An ice-filled inlet 12 nmi long, in a northeast–southwest direction, and 6 nmi wide, between Cape Little and Cape Fiske, along the east coast of Palmer Land.
This inlet was photographed from the air by members of the USAS in December 1940, and in 1947 by members of the RARE under Ronne, who in conjunction with the FIDS charted it from the ground.
Named by Ronne for Louis Keller of Beaumont, Texas, who contributed supplies to Ronne's expedition.

===Barcus Glacier ===
.
Glacier in the Hutton Mountains that drains east-southeast, to the north of Mount Nash and Mount Light, into Keller Inlet .

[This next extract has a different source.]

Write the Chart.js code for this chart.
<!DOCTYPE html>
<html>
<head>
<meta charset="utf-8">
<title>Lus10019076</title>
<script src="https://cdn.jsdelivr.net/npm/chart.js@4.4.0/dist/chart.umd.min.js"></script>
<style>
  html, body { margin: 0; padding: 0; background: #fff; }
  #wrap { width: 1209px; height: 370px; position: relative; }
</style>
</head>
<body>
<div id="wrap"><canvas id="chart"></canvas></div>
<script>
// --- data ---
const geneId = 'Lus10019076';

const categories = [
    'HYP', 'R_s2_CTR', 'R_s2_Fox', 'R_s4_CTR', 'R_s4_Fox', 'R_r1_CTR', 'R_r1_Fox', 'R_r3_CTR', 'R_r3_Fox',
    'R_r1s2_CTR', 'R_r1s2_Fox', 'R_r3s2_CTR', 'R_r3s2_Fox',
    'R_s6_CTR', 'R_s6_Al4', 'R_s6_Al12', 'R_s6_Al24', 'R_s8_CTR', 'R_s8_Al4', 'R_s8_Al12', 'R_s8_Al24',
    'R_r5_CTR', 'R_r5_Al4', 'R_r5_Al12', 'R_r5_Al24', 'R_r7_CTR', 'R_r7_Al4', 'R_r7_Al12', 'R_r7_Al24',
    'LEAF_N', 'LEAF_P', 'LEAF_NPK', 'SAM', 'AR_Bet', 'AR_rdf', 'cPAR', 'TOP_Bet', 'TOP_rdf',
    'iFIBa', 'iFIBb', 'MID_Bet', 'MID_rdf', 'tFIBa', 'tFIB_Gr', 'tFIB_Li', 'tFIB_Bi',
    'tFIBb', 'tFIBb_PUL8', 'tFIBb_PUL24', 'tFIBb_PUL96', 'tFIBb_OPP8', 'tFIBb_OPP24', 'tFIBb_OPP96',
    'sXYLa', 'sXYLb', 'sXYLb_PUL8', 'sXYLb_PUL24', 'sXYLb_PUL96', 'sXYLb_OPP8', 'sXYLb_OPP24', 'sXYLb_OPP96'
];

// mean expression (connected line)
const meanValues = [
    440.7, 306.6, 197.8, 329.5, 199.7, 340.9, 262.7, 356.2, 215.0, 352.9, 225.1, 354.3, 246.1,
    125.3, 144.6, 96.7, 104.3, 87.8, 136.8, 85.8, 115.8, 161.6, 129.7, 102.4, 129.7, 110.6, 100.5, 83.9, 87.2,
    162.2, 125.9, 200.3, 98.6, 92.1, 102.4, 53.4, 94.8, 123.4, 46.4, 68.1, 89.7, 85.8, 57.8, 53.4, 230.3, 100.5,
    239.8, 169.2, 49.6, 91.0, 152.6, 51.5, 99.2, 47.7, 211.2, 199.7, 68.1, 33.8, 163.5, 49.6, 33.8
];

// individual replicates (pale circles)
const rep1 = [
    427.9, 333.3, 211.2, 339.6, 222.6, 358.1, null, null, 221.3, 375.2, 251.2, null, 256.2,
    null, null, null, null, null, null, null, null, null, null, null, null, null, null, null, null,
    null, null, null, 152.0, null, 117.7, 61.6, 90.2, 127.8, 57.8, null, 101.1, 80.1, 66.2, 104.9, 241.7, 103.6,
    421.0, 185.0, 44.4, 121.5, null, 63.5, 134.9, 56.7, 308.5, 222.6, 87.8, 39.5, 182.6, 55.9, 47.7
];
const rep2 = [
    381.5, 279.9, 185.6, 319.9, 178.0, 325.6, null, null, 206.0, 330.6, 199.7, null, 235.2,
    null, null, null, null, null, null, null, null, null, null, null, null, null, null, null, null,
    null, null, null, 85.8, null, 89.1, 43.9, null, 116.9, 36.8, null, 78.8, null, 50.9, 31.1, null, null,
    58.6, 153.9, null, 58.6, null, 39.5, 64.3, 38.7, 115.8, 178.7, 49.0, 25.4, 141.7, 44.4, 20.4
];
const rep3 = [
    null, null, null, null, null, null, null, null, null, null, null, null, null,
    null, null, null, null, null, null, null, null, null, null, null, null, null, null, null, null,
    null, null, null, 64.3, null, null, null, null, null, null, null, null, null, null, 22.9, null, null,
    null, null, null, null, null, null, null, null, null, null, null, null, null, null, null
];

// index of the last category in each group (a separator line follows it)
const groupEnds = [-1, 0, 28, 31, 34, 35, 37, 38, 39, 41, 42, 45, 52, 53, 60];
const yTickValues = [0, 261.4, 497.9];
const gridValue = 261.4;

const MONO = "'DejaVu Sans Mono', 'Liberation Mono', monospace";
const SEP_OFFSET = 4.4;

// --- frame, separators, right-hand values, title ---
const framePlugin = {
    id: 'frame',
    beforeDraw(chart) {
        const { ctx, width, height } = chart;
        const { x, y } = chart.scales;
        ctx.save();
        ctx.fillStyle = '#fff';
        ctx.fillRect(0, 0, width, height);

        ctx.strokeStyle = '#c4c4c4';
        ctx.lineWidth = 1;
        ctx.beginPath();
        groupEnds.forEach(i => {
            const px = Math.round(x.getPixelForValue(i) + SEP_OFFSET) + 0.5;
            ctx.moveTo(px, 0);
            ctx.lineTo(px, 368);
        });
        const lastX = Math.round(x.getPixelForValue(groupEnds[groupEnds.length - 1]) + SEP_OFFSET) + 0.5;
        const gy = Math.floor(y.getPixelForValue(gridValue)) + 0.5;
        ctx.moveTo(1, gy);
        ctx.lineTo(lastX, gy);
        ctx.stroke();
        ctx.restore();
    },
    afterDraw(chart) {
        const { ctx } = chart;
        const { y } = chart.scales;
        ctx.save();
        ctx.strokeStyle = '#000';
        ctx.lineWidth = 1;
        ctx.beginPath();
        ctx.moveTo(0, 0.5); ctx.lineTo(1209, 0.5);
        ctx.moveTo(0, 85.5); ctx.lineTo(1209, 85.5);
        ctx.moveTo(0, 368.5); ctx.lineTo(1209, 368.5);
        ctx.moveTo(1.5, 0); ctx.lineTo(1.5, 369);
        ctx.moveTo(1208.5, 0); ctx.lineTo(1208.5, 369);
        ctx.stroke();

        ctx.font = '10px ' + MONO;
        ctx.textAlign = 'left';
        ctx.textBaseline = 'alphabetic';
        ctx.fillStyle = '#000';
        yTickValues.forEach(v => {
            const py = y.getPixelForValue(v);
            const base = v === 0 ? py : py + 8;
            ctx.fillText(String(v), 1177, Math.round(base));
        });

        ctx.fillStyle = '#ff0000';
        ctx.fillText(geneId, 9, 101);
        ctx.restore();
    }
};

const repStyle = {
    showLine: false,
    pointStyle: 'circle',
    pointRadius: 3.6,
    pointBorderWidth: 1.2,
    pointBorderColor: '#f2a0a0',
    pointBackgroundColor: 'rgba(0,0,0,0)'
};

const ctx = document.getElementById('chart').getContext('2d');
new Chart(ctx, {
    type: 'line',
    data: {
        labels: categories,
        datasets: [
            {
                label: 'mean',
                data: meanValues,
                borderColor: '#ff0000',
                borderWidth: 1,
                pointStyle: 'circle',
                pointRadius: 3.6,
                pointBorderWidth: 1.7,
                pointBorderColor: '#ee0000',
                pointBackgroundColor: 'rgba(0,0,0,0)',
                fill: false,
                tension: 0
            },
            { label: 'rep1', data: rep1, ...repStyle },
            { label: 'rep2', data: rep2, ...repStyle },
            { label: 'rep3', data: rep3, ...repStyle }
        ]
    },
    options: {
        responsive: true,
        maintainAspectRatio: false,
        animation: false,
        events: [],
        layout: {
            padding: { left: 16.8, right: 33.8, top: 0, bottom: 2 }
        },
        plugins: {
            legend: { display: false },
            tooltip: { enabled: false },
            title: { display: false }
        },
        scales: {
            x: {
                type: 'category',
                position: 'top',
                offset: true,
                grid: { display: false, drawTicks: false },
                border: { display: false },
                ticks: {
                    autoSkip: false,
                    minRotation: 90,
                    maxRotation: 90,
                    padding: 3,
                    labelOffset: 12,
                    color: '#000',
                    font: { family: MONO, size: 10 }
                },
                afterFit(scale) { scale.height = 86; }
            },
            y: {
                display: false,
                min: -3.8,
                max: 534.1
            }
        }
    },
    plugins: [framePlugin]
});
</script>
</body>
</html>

Mapped by the United States Geological Survey (USGS) from ground surveys and United States Navy air photos, 1961-67.
Named by the United States Advisory Committee on Antarctic Names (US-ACAN) for James R. Barcus, ionospheric physics researcher at Byrd Station in the summers 1966-67 and 1967-68.

===Cape Fiske===
.
A cape which forms the east tip of Smith Peninsula.
This cape was photographed from the air by members of the USAS in December 1940, and in 1947 by members of the RARE under Ronne, who in conjunction with the FIDS charted it from the ground.
Named by Ronne for C.O. Fiske climatologist with the Ronne expedition.